[Records with drawing code]
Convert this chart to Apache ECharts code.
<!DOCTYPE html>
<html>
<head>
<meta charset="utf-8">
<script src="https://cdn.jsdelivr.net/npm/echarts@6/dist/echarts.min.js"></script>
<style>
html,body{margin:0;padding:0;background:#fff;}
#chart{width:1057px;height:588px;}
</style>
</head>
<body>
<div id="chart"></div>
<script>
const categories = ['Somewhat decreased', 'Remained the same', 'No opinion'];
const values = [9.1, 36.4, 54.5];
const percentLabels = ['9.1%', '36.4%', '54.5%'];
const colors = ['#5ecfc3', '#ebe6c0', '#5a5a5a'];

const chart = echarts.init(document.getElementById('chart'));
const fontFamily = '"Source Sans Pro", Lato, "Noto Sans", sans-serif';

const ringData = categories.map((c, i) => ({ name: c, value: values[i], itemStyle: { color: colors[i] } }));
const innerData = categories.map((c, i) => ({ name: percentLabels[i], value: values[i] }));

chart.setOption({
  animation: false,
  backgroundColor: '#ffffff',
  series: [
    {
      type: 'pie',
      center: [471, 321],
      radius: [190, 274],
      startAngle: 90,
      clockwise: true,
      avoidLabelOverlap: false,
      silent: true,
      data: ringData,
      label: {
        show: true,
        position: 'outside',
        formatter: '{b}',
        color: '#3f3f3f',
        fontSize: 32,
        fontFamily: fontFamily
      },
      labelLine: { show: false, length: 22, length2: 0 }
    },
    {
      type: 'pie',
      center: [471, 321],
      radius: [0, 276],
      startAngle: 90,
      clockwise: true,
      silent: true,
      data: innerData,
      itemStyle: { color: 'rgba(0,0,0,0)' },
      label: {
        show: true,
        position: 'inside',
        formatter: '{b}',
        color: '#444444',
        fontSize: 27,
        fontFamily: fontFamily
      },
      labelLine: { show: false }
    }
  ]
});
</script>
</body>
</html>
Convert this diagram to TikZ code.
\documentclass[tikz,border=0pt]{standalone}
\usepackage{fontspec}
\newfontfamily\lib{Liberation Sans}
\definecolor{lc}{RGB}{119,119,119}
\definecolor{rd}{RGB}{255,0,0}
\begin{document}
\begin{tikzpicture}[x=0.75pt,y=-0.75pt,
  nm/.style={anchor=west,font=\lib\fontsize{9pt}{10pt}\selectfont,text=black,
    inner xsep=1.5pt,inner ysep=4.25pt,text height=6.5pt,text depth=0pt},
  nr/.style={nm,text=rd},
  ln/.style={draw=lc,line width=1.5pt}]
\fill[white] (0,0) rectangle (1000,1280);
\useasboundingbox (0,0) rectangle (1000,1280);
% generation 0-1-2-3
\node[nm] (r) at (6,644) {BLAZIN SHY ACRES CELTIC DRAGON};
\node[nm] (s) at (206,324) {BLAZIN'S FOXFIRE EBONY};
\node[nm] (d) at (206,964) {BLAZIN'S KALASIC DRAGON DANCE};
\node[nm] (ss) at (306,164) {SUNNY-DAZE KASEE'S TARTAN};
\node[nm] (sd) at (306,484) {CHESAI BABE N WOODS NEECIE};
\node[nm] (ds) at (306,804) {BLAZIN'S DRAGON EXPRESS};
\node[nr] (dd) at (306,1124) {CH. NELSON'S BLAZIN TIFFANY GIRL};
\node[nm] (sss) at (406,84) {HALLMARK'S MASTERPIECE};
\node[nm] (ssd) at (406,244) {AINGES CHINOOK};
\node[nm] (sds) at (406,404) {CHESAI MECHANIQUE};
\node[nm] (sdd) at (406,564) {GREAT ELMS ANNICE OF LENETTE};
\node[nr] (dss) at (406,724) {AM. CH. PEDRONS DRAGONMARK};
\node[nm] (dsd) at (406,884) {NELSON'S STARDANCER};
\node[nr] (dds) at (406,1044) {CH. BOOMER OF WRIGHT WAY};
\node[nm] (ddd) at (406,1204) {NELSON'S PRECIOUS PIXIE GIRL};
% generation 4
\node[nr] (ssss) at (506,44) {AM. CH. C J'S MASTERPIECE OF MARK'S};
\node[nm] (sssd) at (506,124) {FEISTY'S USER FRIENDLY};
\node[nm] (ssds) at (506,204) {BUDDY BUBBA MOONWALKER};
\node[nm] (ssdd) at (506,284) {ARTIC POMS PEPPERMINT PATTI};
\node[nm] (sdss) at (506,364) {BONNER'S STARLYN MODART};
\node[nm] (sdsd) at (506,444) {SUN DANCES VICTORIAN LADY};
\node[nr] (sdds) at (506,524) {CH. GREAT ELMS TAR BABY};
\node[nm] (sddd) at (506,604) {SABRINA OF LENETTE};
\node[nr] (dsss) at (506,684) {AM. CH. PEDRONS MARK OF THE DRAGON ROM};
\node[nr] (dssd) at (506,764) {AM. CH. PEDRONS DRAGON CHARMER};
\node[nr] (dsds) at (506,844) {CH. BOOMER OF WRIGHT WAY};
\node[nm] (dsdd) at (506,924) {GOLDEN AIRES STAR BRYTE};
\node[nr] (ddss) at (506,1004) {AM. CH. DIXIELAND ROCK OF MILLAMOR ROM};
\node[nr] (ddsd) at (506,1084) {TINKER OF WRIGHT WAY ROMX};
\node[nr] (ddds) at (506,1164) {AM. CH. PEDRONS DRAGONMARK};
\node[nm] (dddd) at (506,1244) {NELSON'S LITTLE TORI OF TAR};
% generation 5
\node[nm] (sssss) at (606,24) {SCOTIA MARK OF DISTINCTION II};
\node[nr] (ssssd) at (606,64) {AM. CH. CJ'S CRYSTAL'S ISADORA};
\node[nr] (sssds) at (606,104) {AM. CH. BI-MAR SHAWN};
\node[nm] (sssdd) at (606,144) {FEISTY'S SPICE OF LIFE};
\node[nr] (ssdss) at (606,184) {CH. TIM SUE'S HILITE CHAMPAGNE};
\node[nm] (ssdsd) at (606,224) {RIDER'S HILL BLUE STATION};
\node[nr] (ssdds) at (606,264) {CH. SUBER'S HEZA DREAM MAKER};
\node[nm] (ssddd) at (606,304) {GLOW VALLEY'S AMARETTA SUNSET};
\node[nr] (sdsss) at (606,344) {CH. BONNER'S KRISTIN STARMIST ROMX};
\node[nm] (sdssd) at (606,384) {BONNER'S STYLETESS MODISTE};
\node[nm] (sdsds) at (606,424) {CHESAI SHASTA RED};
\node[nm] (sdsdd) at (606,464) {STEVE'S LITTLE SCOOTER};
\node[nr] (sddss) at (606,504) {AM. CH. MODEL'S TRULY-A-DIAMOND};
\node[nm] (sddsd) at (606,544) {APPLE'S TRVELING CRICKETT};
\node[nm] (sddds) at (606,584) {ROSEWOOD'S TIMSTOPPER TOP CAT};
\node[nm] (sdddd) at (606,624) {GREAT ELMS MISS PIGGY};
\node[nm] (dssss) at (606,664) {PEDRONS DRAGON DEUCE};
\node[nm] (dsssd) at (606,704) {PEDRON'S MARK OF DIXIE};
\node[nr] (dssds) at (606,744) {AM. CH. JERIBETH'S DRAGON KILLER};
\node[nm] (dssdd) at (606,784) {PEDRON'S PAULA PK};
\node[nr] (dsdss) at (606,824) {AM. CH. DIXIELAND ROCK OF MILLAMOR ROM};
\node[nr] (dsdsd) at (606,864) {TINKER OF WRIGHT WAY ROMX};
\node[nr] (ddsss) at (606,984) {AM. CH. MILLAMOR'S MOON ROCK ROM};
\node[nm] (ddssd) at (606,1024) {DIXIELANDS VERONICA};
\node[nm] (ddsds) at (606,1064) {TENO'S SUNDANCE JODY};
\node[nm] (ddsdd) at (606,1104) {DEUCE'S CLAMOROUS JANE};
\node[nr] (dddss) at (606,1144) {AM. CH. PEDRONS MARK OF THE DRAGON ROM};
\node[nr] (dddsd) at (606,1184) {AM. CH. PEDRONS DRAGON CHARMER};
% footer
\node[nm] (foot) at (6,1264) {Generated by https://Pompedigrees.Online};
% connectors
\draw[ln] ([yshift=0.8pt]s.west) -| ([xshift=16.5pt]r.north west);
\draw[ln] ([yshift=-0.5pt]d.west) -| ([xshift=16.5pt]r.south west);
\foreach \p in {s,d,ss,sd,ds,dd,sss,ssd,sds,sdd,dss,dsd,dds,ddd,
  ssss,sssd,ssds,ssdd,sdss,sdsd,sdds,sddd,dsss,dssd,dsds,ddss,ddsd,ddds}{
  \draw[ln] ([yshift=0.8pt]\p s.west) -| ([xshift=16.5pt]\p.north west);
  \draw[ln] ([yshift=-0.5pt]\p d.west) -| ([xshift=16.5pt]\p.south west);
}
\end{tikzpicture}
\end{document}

• _TASK DETAILS_:
Begin at the first line of the records above and quote every line verbatim through the one that contains "const innerData = categories.map((c, i)".

• _THE SOLUTION_:
Convert this chart to Apache ECharts code.
<!DOCTYPE html>
<html>
<head>
<meta charset="utf-8">
<script src="https://cdn.jsdelivr.net/npm/echarts@6/dist/echarts.min.js"></script>
<style>
html,body{margin:0;padding:0;background:#fff;}
#chart{width:1057px;height:588px;}
</style>
</head>
<body>
<div id="chart"></div>
<script>
const categories = ['Somewhat decreased', 'Remained the same', 'No opinion'];
const values = [9.1, 36.4, 54.5];
const percentLabels = ['9.1%', '36.4%', '54.5%'];
const colors = ['#5ecfc3', '#ebe6c0', '#5a5a5a'];

const chart = echarts.init(document.getElementById('chart'));
const fontFamily = '"Source Sans Pro", Lato, "Noto Sans", sans-serif';

const ringData = categories.map((c, i) => ({ name: c, value: values[i], itemStyle: { color: colors[i] } }));
const innerData = categories.map((c, i) => ({ name: percentLabels[i], value: values[i] }));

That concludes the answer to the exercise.